Black Water Rising  By Attica Locke

Black Water Rising By Attica Locke

November 12, 2018 Off By C.S. O'Cinneide

Jay Porter wants to give his heavily pregnant wife, Bernie a decent birthday present. So, he arranges for a “moonlight cruise” on the bayou. He should have stuck with jewelry. The boat is basically a barge strung with mismatched Christmas lights and the bayou is a narrow strip of muddy water thirty metres below Houston’s downtown street level. I’m not sure if the moon ever enters into it. Bernie doesn’t even want to get out of the car when she sees the floating eyesore.  Smart girl.

But they make the best of it. Her sister has decorated the inside of the cabin with balloons, left them a dinner of brisket and a cooler of beer and grape Shasta. Not quite the romance Jay was going for, but he is short on cash, still waiting for the “slip and fall” cases he takes on as a lawyer to pay off. That is when they do pay off. Most of his clients can’t afford to pay him by conventional means, so they do so in trade. The “boat cruise” is one of those payments. Once again, jewelry would have been a safer bet.

But a botched birthday present is the least of their worries. Out on the water, floating by one of the more dangerous downtown wards of Houston they hear screams, then gun shots, then the sound of someone struggling in the water. Jay jumps in and saves the day, but the woman pulled up onto the boat comes with more questions than answers. She has no shoes. She has no identification.  She doesn’t even have a present for Bernie.

After the captain brings them back to the dock, Jay and Bernie drive the mystery woman to the police station and drop her off there. Jay doesn’t go in. He doesn’t want to talk to the police. He doesn’t want to get involved. Even when he sees in the newspaper the next day that a man was found shot dead in fifth ward, even when the boat captain turns up dead. You’d think he would go to the police after that, but he doesn’t. I would, but Jay wouldn’t. I am a white woman of privilege. But Jay is black.

Sure, he has a record, so this explains part of his reticence. The story takes place in the 1980’s in Texas and Jay was an activist for civil rights in his university days. He almost ended up in prison for a long stay on trumped up charges of conspiracy to commit murder, even though the most radical thing he ever did was suggest people boycott cherry cola.  But his radical and white former girlfriend who marched alongside him back in those days is now mayor and Jay is still trying to eke out a life where he tries to be as invisible as possible. Herein lies the difference, my friends. But while Jay doesn’t go to the cops, he does investigate, and what he uncovers goes far deeper than the dark muddy bottom of the bayou.
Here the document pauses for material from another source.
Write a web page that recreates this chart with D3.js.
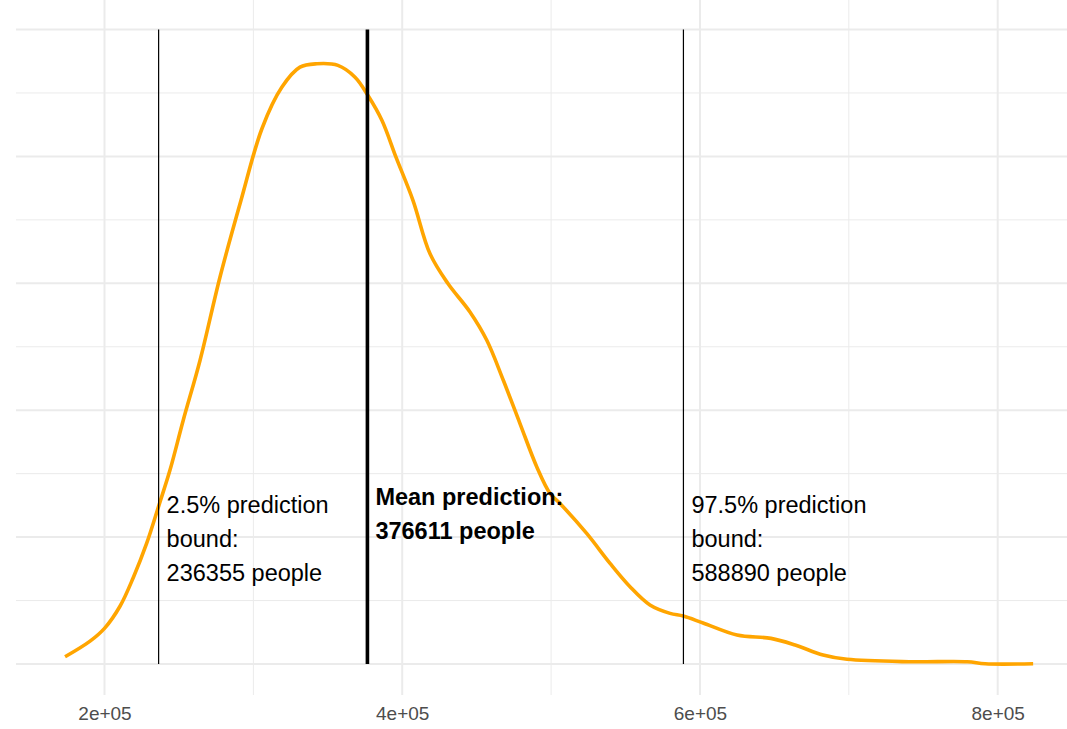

This book is a thriller, and a page turner, and an excellent examination of the civil rights and labour movement of the time. The characters are rich and textured, and the writing superb. I don’t want to make it sound like a downer because of the race thing.  It can be uncomfortable sometimes to read a book like this if you haven’t lived the life Jay has. But it is important. It is an eye-opener, and when a novel can be both a thrilling read and a tool to smash ignorance, it is doubly important that you read it. As Jay’s father-in-law, the wise Reverend Boykins says “Pretending people aren’t black is not the way to equality. It’s not even possible, first of all. Any more than I can pretend you aren’t who you are.”  Amen. Rev.

Silenced for so long by the fear of speaking up for what is right, Jay will find his voice again by the end of the story, along with the culprits in this tangled mystery. After years of being afraid to make waves, the blackwater he dove into that night will restore the current of his rightful self. I don’t think Bernie could ask for a better birthday present than that.

Although I hear she is still holding out for a bracelet.